When planning a waterproofing of your flat roof there are several things to consider, such as roof size and style, climate, environmental conditions and damage prevention. You probably what to do a research and look at the product available on the market and even interview a few waterproofing companies to find the best solution for your property. To help make your next waterproofing project a success, here are 6 things to consider.
Do The Right Waterproofing.
When flat roof waterproofing is done right it should prevent the damage from pressure of standing water, also known as water ponding. Water ponding is a big issue for the flat and low sloped roofs. For example, one cubic foot of water that pools can weigh up to 62.4 pounds. So, that means one vertical inch of water in a square foot can potentially weigh about five pounds. And if you have several ponding areas throughout the field of your roof or one large area covered with water, that weight adds up, and the pressure does a number to your roof system i.e. seam separation, lifting, mastics that crack around penetrations and flashing, deterioration at drains and waterways, etc.

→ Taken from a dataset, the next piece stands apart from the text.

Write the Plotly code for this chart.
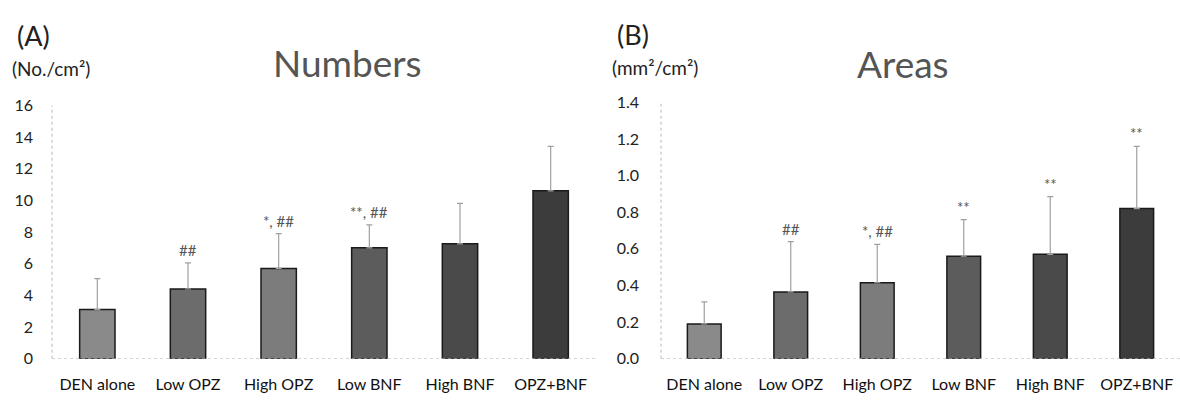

Research the Right Type of Roof System.
There are several waterproofing systems on the market today. Traditionally you will see TPO, PVC, or EPDM waterproofing membranes, which are synthetic rubber or thermoplastic membranes manufactured to be UV-resistant, water resistant, fully adhering, etc. and essentially they tote themselves as waterproof. The truth is they don’t end up improving or extending the longevity or lifecycle of your roof, they end up cracking, lifting or leaking anyway. Just because they are lightweight, less expensive, faster or easier to install doesn’t necessarily mean it is so, which leads to our next tip.
Upfront Costs Are Worth It
A roof does more than keep the elements out. It protects your biggest investment – your property. The right product might not be the cheapest upfront but may save you extra money and maintenance in the long run. Look at the products you’re considering for use, what does the real lifecycle look like on projects that have been done? What does the field performance look like? Look for case studies and proof of performance and don’t assume a product will do everything.
We’ve done a couple of posts on how elusive warranties have become in the roofing industry, and we strongly suggest you go back and read them (here and here), but in short, we can’t stress enough how important it is actually to see and read what you’re getting yourself into. A consumer sees the word “warranty,” “consequential damages,” “labor and material,” etc., and immediately thinks insurance policy. The reality is that the buyer is only seeing what the seller wants them to see, aka only sees what the materials do and not what they don’t do. Read your warranty and be able to understand it word for word.